• _Requirement_
What is to be transcribed is the run of lines opening with the one that has "Emit a Python" and closing with the one that has "return half +", and only that run, exactly.

(Charts and diagrams as code)
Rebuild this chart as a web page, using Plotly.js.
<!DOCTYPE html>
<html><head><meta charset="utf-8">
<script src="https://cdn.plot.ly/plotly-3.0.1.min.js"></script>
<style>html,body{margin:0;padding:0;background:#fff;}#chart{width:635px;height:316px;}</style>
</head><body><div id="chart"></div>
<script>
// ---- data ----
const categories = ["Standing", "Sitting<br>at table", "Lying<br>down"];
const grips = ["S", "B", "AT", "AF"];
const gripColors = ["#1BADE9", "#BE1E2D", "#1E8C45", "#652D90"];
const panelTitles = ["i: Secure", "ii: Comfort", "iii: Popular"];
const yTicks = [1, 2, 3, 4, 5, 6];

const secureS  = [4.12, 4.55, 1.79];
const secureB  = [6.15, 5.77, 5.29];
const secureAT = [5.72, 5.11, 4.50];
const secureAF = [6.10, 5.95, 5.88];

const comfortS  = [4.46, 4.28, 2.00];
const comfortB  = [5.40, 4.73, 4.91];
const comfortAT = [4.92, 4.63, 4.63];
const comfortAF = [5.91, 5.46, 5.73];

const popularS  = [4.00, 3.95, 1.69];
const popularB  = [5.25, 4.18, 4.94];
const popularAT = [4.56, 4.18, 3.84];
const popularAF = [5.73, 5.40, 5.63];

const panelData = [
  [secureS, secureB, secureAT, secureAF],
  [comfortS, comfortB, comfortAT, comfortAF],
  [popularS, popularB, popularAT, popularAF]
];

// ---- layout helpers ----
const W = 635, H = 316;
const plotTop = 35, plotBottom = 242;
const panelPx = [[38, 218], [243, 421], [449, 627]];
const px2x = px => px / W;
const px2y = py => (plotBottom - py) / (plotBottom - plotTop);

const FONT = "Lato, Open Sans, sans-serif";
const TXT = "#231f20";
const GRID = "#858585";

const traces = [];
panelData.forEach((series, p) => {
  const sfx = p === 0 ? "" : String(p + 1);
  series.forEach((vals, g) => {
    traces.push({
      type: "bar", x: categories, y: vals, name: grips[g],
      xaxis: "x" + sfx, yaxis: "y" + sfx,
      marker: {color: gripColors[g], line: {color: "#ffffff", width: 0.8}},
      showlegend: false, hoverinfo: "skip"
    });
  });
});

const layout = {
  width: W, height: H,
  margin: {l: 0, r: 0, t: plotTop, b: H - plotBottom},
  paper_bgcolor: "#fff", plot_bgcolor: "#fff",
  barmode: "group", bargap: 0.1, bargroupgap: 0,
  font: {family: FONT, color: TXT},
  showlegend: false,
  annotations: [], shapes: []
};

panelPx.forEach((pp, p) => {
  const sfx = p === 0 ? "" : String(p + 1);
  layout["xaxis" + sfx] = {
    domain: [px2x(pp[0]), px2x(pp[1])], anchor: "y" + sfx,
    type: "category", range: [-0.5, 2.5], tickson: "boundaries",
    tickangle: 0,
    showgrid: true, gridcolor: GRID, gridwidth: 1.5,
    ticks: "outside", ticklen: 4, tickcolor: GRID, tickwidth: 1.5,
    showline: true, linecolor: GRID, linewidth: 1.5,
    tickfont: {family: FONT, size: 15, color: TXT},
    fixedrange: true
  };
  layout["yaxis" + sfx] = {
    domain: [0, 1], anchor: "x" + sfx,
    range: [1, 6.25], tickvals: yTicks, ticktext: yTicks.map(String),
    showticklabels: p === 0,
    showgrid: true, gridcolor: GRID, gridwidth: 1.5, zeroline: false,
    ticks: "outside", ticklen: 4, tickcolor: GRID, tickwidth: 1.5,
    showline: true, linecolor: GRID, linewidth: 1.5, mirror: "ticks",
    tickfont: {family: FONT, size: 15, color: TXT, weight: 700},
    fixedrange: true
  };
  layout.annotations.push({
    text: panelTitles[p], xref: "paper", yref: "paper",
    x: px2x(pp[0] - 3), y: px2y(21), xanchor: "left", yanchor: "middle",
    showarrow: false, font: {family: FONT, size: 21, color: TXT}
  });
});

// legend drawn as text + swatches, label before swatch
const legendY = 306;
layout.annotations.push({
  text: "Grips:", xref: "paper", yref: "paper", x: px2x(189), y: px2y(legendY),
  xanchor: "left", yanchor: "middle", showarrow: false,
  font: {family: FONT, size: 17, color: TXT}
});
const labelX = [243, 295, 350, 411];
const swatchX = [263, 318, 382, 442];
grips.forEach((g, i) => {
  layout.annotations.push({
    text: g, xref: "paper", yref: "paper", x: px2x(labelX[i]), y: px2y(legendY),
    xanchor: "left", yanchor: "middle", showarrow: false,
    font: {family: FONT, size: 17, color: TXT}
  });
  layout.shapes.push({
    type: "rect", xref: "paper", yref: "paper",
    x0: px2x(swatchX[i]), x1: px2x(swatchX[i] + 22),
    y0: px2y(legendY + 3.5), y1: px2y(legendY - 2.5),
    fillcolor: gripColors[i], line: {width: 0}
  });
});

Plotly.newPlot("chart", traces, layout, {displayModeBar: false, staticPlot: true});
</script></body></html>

==

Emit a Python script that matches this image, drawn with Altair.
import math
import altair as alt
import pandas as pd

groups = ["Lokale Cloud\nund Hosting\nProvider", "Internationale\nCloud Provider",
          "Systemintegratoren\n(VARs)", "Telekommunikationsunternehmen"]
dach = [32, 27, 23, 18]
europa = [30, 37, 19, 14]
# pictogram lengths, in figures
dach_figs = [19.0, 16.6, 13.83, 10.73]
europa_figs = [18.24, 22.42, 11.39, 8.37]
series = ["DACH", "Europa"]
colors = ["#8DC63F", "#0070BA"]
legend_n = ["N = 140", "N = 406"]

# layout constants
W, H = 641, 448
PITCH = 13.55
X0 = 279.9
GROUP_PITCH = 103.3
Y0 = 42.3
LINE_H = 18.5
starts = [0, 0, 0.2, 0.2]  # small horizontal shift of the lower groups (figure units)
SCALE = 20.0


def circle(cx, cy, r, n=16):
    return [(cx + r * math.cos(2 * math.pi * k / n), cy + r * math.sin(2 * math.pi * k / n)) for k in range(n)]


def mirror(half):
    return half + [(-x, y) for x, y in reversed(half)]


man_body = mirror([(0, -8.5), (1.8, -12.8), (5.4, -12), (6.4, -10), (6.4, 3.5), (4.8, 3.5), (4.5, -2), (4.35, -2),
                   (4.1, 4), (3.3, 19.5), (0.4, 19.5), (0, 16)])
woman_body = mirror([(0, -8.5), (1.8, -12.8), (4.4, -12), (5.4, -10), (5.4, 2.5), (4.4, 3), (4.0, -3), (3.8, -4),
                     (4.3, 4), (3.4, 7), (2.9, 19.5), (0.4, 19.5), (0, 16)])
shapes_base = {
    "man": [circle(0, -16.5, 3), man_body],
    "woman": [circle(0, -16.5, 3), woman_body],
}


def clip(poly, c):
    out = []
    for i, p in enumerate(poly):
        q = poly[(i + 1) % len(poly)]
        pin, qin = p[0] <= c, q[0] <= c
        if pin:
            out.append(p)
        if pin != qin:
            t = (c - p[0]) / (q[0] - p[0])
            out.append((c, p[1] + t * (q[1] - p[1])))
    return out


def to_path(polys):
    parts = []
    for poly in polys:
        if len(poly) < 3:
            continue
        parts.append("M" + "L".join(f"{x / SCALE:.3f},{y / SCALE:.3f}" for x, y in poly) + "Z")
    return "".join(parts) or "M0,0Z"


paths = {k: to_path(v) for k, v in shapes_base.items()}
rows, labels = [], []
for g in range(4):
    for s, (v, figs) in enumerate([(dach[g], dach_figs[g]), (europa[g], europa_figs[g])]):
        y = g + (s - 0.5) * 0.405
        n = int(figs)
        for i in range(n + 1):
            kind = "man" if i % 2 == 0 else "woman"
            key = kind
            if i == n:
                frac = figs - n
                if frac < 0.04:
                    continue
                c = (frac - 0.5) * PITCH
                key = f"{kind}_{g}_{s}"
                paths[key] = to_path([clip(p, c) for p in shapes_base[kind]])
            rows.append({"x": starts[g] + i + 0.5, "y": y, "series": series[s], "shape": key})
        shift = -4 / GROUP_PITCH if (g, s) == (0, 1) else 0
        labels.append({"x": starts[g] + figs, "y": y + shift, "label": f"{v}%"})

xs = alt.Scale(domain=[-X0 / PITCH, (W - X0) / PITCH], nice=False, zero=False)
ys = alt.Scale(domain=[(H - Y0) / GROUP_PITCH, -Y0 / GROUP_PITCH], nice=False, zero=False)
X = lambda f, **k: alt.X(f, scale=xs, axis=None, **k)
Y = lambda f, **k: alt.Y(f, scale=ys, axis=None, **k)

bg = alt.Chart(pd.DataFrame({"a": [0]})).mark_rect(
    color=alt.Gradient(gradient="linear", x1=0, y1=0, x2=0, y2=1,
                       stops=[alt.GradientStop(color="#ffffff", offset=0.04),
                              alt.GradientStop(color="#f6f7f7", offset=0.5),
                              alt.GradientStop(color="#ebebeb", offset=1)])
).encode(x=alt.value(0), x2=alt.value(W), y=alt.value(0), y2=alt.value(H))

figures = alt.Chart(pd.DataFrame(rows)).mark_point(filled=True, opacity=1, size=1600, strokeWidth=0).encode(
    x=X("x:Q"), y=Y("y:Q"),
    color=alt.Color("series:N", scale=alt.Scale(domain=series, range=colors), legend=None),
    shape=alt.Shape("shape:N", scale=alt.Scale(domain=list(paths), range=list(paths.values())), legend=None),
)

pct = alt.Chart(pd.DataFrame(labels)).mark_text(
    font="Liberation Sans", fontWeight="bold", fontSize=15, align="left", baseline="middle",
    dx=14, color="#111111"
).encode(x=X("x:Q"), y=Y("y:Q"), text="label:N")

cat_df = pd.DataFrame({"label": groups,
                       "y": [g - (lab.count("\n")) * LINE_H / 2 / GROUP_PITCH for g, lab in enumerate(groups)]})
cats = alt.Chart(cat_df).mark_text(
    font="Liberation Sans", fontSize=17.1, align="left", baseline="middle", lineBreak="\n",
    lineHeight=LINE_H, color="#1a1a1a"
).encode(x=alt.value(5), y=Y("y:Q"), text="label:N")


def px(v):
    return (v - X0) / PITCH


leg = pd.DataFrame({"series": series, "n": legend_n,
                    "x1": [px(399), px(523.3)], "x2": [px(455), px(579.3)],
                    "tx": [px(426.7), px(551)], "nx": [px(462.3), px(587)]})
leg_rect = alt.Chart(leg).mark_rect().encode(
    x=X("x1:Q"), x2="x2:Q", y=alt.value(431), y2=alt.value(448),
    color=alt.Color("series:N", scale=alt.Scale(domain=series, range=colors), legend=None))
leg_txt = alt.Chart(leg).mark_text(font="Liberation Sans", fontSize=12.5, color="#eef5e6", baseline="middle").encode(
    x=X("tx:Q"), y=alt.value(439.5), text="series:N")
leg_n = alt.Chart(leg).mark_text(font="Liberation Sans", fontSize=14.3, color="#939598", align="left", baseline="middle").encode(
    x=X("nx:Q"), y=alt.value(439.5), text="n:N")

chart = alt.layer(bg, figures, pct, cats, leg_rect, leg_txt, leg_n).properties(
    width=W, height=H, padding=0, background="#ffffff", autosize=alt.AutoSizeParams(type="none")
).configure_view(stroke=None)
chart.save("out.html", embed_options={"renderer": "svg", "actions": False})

--

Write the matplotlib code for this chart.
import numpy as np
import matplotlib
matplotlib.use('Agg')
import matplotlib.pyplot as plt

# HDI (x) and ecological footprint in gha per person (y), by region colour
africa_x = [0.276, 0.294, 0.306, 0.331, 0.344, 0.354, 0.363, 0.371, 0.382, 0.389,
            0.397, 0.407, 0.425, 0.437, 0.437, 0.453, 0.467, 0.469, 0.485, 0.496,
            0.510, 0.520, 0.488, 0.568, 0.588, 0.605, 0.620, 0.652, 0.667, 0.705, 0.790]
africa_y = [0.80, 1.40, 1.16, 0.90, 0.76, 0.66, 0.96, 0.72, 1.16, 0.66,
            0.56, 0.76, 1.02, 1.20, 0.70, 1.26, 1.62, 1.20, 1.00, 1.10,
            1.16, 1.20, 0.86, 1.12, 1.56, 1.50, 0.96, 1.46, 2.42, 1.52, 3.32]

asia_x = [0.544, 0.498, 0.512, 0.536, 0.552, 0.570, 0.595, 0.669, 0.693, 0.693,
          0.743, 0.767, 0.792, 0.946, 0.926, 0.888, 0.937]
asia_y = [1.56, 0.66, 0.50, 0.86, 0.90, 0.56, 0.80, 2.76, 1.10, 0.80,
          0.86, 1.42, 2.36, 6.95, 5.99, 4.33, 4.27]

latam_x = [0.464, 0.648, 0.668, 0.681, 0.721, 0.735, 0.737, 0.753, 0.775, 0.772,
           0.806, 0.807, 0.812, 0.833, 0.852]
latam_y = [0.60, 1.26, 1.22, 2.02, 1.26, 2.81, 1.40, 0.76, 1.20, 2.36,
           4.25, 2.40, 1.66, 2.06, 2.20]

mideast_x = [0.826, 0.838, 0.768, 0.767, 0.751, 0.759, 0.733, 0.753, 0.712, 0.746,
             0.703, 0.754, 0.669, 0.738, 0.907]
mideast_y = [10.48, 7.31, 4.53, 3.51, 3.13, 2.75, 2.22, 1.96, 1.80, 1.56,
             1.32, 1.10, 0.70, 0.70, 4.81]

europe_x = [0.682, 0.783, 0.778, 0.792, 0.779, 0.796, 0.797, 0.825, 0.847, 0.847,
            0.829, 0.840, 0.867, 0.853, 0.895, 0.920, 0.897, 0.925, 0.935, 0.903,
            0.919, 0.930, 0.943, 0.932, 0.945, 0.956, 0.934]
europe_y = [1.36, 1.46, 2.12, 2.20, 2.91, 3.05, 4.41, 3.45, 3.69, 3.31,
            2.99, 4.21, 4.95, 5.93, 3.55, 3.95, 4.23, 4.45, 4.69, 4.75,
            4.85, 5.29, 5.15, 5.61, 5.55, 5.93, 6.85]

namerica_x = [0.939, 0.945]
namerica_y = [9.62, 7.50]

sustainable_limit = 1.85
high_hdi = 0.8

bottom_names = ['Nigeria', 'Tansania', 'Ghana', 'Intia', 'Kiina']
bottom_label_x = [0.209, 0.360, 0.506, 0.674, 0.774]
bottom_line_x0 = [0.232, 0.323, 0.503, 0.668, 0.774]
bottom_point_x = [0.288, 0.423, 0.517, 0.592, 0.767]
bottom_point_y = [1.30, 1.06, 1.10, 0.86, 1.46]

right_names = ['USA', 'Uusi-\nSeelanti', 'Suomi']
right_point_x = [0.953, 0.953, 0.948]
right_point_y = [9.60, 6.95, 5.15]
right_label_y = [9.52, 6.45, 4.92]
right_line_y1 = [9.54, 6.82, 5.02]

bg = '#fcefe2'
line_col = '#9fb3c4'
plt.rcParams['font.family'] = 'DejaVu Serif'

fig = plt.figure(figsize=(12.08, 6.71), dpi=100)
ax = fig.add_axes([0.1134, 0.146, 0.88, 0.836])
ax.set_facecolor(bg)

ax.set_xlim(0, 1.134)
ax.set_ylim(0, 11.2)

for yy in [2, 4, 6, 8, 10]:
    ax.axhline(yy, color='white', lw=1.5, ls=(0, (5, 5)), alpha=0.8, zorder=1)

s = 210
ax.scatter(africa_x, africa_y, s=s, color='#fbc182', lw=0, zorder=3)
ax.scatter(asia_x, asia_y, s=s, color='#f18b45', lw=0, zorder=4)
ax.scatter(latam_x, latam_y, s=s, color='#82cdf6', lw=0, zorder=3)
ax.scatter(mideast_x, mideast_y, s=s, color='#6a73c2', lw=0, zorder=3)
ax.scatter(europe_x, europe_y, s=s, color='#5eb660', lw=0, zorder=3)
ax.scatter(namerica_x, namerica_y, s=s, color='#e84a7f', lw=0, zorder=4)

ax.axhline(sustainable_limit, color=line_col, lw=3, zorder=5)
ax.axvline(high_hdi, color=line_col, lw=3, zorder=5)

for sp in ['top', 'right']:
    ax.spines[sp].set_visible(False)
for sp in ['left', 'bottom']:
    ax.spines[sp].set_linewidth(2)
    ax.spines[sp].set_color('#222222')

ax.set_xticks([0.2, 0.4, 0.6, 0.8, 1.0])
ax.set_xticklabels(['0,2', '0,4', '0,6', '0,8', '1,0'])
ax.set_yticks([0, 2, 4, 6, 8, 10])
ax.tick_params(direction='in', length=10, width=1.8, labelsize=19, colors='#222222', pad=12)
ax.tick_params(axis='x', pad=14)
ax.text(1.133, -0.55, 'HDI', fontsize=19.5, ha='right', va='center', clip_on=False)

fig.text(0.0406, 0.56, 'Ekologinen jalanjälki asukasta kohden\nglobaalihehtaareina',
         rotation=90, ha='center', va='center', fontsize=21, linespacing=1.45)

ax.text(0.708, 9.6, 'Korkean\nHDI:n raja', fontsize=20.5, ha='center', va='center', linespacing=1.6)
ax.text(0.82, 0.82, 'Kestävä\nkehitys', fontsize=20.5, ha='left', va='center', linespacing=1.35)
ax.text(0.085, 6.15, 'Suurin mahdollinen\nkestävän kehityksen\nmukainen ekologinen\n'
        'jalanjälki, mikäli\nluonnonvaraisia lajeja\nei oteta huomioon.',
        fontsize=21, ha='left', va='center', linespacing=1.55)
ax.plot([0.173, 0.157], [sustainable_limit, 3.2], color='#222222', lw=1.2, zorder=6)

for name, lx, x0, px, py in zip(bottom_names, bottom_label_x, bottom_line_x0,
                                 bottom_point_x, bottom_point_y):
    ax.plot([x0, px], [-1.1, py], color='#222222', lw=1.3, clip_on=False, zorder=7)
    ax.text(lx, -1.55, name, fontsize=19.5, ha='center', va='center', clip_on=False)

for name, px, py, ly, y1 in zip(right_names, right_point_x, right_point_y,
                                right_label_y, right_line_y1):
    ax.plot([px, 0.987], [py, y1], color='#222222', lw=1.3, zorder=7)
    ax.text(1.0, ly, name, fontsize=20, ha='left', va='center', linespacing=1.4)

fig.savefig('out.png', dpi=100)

• _Problem solution_
Emit a Python script that matches this image, drawn with Altair.
import math
import altair as alt
import pandas as pd

groups = ["Lokale Cloud\nund Hosting\nProvider", "Internationale\nCloud Provider",
          "Systemintegratoren\n(VARs)", "Telekommunikationsunternehmen"]
dach = [32, 27, 23, 18]
europa = [30, 37, 19, 14]
# pictogram lengths, in figures
dach_figs = [19.0, 16.6, 13.83, 10.73]
europa_figs = [18.24, 22.42, 11.39, 8.37]
series = ["DACH", "Europa"]
colors = ["#8DC63F", "#0070BA"]
legend_n = ["N = 140", "N = 406"]

# layout constants
W, H = 641, 448
PITCH = 13.55
X0 = 279.9
GROUP_PITCH = 103.3
Y0 = 42.3
LINE_H = 18.5
starts = [0, 0, 0.2, 0.2]  # small horizontal shift of the lower groups (figure units)
SCALE = 20.0


def circle(cx, cy, r, n=16):
    return [(cx + r * math.cos(2 * math.pi * k / n), cy + r * math.sin(2 * math.pi * k / n)) for k in range(n)]


def mirror(half):
    return half + [(-x, y) for x, y in reversed(half)]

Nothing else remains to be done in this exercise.